Sasha ran off while her Ottawa family was in the Harrow area over the Thanksgiving weekend. The three-year-old dog suddenly bolted when Brown’s father took her outside. The family has no idea what caused Sasha, who was always uneasy when not around her people, to run off.
Brown said her 13-year-old son Alex has been heartbroken since his best friend went missing.
Sasha wasn’t a registered service dog but she was a therapeutic and calming influence for Alex. The two rarely left each other’s side. The night that Sasha disappeared was the first time in three years she didn’t sleep with Alex.
After Sasha disappeared, Essex County OPP issued a media release asking people to keep an eye out for her. Volunteer search parties fanned out across the Harrow area.

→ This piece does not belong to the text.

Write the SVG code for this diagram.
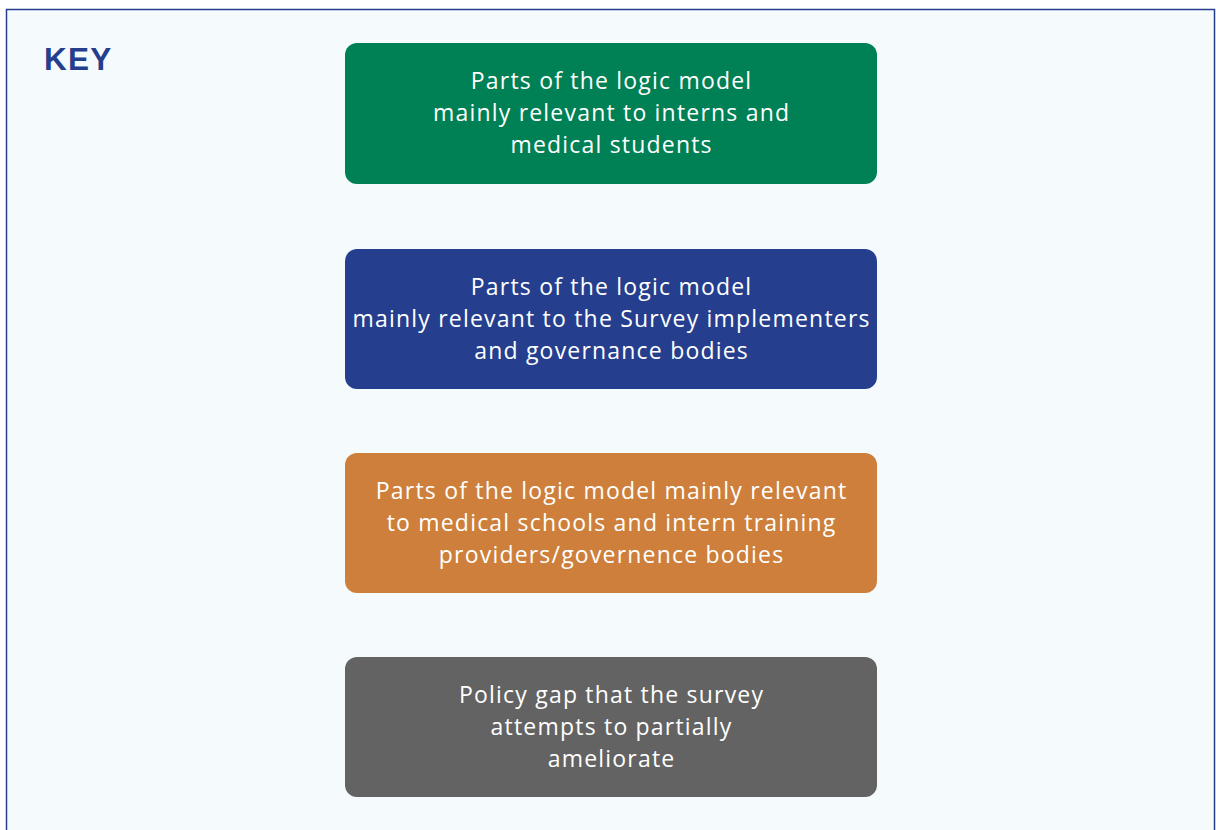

The Brown family had to go back to Ottawa after Thanksgiving, but returned to Harrow Friday to continue the search. The bad news came around 6:30 p.m. Sunday. Brown said friends and volunteers had been out searching and putting up flyers.
After spotting a collar on the Arner Townline near the Heritage Village, one of the searchers found Sasha’s dead body at the bottom of a deep ditch.
“Somebody saw a red collar on the side of the Arner, and they said it had been there on Saturday as well,” said Brown. “They went and they found the collar, and then found her. They would never had found her if we didn’t know about the collar.”
She suspects someone ran over Sasha Friday night.
“If they knew they hit her and they left her there, that really saddens me,” said Brown. “Maybe they looked and didn’t find her. But it saddens me to know that happens, that anybody could hit an animal and then just leave it on the side of the road.”
Despite the sad conclusion to the search, Brown said she was inspired by all the kind people who spent days searching for Sasha.
“I’m so grateful to everybody in Essex County and Windsor who helped, who had her in their thoughts,” said Brown. “It’s nice to know there’s community out there, a community that cares.”